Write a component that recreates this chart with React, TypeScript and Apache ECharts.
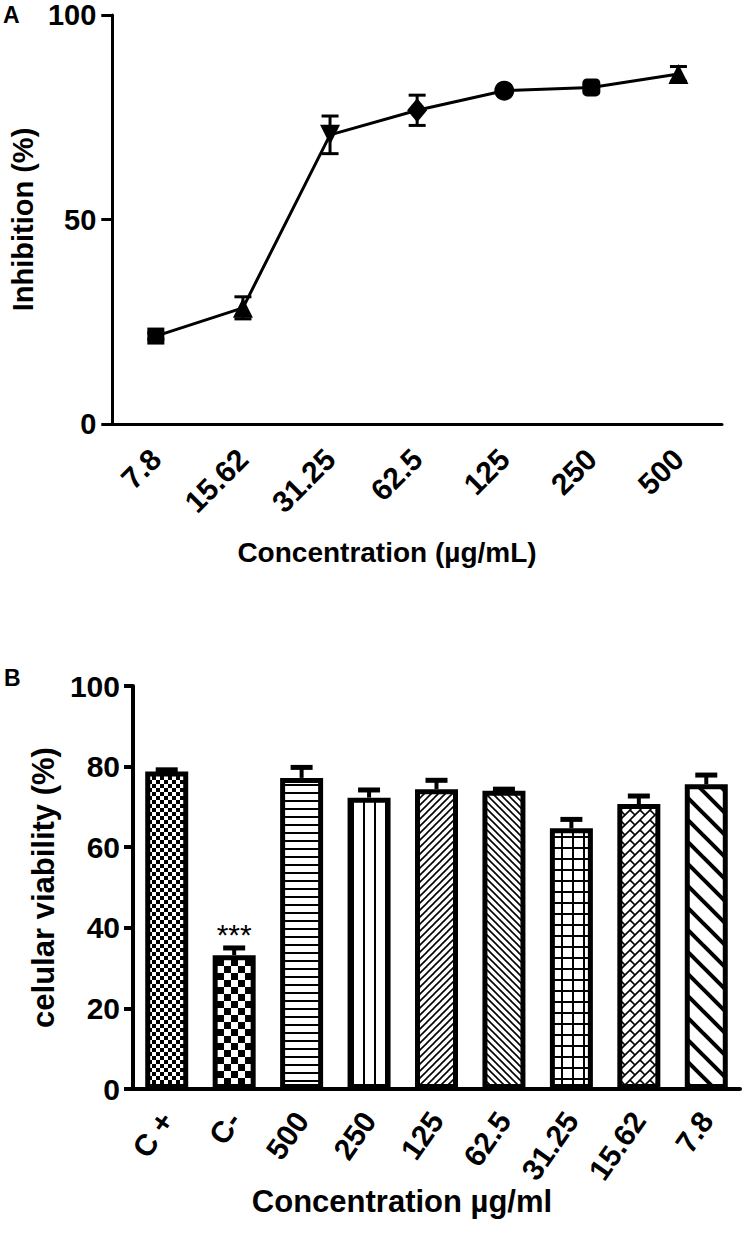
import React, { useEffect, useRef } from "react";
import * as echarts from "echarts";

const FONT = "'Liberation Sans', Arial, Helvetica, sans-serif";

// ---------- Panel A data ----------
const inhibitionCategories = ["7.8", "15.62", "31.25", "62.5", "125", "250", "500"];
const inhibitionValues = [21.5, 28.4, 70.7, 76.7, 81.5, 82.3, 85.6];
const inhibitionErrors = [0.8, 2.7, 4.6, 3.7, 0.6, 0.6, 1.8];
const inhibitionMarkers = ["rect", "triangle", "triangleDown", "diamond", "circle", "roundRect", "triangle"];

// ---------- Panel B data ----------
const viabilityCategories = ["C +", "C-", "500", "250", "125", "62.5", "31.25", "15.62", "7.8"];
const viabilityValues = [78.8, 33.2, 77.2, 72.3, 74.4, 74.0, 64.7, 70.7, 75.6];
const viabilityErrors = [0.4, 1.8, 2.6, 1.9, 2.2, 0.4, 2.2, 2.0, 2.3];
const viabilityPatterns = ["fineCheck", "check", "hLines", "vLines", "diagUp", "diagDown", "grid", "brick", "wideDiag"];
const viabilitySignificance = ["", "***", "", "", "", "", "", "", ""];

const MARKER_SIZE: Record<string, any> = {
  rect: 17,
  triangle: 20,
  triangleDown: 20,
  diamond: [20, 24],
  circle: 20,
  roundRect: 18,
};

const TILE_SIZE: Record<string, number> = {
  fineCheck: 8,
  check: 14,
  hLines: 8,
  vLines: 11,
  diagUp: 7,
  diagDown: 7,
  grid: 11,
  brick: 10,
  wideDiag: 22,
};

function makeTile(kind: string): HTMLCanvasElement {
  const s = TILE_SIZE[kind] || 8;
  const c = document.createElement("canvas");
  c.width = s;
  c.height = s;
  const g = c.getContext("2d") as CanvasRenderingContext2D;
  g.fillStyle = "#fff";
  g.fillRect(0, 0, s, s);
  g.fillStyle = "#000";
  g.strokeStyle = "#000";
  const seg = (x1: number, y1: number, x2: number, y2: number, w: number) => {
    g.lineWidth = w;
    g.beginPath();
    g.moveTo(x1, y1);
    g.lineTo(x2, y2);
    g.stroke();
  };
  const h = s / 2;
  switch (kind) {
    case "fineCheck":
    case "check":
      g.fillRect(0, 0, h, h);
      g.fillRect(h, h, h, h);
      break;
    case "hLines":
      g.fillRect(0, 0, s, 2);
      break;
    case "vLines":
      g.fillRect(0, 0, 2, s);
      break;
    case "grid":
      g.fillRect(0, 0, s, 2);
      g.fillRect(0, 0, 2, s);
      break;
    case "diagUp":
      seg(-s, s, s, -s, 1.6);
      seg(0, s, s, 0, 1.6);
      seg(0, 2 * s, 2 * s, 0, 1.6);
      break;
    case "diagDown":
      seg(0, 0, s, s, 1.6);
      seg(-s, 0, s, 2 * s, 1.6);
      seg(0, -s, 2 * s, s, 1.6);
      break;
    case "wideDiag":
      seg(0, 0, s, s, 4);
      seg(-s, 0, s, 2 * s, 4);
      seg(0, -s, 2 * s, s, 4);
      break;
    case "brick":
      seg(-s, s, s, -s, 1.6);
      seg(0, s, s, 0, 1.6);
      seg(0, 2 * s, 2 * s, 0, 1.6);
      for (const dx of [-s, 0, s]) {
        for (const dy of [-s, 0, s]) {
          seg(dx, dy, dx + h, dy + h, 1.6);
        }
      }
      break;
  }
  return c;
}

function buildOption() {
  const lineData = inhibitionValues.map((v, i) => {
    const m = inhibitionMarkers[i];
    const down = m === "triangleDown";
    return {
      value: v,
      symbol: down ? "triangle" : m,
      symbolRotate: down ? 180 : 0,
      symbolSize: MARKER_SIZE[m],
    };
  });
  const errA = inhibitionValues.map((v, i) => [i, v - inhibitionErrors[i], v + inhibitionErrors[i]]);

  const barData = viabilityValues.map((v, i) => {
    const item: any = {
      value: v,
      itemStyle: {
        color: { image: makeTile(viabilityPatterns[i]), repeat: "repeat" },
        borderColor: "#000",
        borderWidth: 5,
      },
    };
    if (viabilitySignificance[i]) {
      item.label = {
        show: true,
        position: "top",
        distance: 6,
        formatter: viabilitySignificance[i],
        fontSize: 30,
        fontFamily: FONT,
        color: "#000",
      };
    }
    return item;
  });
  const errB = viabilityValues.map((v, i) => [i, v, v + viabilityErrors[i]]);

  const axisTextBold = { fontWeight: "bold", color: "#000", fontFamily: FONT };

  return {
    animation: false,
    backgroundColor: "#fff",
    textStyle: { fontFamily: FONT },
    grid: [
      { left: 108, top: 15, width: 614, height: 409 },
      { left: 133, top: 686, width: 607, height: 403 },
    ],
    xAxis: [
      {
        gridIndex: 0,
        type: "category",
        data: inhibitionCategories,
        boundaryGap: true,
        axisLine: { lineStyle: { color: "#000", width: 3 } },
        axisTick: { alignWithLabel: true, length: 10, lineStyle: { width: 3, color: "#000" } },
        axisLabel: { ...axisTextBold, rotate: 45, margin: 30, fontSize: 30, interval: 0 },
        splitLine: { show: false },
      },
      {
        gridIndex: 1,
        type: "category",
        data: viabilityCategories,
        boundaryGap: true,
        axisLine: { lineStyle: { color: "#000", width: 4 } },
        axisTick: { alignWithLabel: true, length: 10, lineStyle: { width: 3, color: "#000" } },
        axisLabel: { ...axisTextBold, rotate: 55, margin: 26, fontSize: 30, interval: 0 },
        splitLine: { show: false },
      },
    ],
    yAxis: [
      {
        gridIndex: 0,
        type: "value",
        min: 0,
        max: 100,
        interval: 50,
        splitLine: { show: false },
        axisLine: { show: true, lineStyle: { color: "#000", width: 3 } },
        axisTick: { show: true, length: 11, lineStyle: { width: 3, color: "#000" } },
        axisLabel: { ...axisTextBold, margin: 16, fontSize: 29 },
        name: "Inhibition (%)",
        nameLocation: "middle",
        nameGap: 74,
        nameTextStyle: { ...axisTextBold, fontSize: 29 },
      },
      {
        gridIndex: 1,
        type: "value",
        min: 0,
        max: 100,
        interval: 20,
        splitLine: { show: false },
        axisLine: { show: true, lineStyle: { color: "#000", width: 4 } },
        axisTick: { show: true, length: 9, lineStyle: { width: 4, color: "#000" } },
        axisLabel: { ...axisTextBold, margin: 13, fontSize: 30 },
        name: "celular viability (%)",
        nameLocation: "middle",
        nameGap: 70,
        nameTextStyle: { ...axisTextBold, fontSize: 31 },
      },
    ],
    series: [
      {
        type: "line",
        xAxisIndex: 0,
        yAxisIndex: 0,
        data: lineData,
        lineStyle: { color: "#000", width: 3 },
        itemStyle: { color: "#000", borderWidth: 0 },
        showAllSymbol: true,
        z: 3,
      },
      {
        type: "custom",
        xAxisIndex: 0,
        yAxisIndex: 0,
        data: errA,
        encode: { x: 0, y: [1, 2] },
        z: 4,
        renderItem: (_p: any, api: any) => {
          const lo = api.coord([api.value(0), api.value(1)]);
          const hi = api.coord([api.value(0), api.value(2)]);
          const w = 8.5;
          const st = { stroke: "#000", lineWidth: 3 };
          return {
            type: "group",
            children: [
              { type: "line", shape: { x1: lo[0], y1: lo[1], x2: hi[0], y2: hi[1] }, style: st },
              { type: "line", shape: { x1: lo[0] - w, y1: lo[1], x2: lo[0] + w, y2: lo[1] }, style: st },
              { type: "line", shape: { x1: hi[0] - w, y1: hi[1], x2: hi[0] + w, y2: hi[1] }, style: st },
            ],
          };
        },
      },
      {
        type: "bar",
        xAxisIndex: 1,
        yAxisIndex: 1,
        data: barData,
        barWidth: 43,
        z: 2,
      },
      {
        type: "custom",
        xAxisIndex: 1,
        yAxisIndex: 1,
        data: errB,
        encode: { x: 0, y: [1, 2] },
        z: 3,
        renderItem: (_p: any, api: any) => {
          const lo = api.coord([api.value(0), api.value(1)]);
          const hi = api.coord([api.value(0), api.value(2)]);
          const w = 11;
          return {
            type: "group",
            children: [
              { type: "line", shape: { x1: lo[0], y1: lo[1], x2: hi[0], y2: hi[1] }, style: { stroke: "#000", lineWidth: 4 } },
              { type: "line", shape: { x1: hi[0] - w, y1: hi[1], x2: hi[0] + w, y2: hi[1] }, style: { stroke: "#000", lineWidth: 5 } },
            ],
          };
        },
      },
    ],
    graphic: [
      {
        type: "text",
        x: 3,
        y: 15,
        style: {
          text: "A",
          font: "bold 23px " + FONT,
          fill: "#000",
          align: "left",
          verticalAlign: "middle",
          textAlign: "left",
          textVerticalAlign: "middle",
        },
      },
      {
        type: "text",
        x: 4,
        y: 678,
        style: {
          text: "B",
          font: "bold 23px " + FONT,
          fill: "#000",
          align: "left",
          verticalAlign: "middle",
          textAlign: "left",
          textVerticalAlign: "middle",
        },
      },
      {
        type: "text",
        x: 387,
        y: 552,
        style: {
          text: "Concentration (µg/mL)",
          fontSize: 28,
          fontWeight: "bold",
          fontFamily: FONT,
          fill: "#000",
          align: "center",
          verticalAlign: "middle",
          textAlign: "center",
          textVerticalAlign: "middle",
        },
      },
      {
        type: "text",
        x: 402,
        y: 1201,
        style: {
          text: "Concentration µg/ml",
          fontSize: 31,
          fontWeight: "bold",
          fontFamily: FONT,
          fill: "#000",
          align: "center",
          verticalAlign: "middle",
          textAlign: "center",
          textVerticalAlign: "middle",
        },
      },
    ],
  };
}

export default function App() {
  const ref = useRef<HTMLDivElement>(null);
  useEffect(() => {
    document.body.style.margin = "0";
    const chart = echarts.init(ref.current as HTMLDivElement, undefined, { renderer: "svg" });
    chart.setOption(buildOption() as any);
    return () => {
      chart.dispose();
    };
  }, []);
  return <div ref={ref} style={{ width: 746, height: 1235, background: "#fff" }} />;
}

# # # # #

**Task description:**
Collect each line above holding the string "React".

**Solution:**
Write a component that recreates this chart with React, TypeScript and Apache ECharts.
import React, { useEffect, useRef } from "react";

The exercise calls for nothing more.